This module defines all the tools (functions) that the MCP server exposes to clients.
Tools are the core functionality of an MCP server - they are callable functions that
AI assistants and other clients can invoke to perform specific actions.
Each tool should:
- Have a clear, descriptive name
- Include comprehensive docstrings (used by AI to understand when to call the tool)
- Return structured data (typically dict or list)
- Handle errors gracefully
=== COMPREHENSIVE EDGE CASE HANDLING ===
This implementation includes robust error handling for all Databricks Genie API endpoints:
1. START CONVERSATION ENDPOINT (/api/2.0/genie/spaces/{space_id}/start-conversation)
Edge Cases Handled:
- Empty or invalid query content
- Query length validation (max 10,000 characters)

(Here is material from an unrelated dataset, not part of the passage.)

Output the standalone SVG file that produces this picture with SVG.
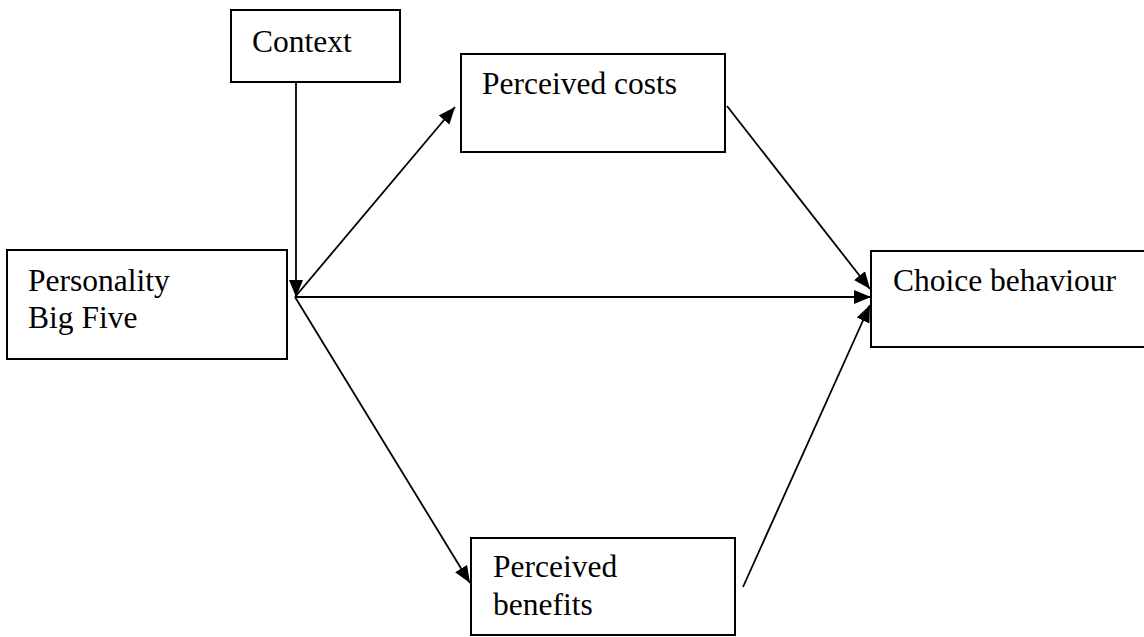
<svg xmlns="http://www.w3.org/2000/svg" width="1144" height="637" viewBox="0 0 1144 637">
<style>
.box{fill:#fff;stroke:#000;stroke-width:2}
.lbl{font-family:"Liberation Serif","Times New Roman",serif;font-size:31.5px;fill:#000}
.con{stroke:#000;stroke-width:1.8;fill:none}
</style>
<defs>
<marker id="ah" markerUnits="userSpaceOnUse" markerWidth="20" markerHeight="16" refX="17" refY="7" orient="auto">
<path d="M0,0 L17,7 L0,14 z" fill="#000"/>
</marker>
</defs>
<rect width="1144" height="637" fill="#fff"/>
<g id="context"><rect class="box" x="231" y="10" width="169" height="72"/><text class="lbl" x="252" y="52">Context</text></g>
<g id="personality"><rect class="box" x="7" y="250" width="280" height="109"/><text class="lbl" x="28" y="291">Personality</text><text class="lbl" x="28" y="328">Big Five</text></g>
<g id="costs"><rect class="box" x="461" y="54" width="264" height="98"/><text class="lbl" x="482" y="94">Perceived costs</text></g>
<g id="choice"><rect class="box" x="871" y="251" width="280" height="96"/><text class="lbl" x="893" y="291">Choice behaviour</text></g>
<g id="benefits"><rect class="box" x="471" y="538" width="264" height="97"/><text class="lbl" x="493" y="577">Perceived</text><text class="lbl" x="493" y="615">benefits</text></g>
<g id="connectors">
<line class="con" x1="296" y1="82" x2="296" y2="297" marker-end="url(#ah)"/>
<line class="con" x1="295" y1="297" x2="455" y2="107" marker-end="url(#ah)"/>
<line class="con" x1="295" y1="297" x2="871" y2="297" marker-end="url(#ah)"/>
<line class="con" x1="295" y1="297" x2="470" y2="583" marker-end="url(#ah)"/>
<line class="con" x1="727" y1="106" x2="870" y2="289" marker-end="url(#ah)"/>
<line class="con" x1="743" y1="587" x2="870" y2="305" marker-end="url(#ah)"/>
</g>
</svg>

- Invalid conversation_id format when continuing conversations
- Missing or malformed response data
- Authentication failures (401)
- Permission denied errors (403)
- Resource not found (404)
- Rate limiting (429) with automatic retry
- Service unavailability (503) with exponential backoff
2. GET MESSAGE ENDPOINT (/api/2.0/genie/spaces/{space_id}/conversations/{conversation_id}/messages/{message_id})
Edge Cases Handled:
- Invalid conversation_id or message_id format
- All message statuses: SUBMITTED, EXECUTING, COMPLETED, FAILED, CANCELLED, ERROR, and UNKNOWN states
- Polling timeouts with configurable max_wait_seconds
- Message failures with detailed error extraction from attachments
- Cancelled and errored messages with proper error context
- Network timeouts and connection errors during polling
3. GET QUERY RESULT ENDPOINT (/api/2.0/genie/spaces/{space_id}/conversations/{conversation_id}/messages/{message_id}/attachments/{attachment_id}/query-result)
Edge Cases Handled:
- Invalid attachment_id or non-query attachments
- All SQL statement execution states: PENDING, RUNNING, SUCCEEDED, FAILED, CANCELLED, CLOSED
- Missing or malformed statement_response data
- Chunked results with metadata about total chunks and offsets
- Query execution failures with detailed error codes and messages
- Empty result sets
- Truncated results indication
4. AUTHENTICATION & NETWORK
Edge Cases Handled:
- M2M OAuth authentication failures
- Expired or invalid tokens
- Connection timeouts (configurable, default 30s)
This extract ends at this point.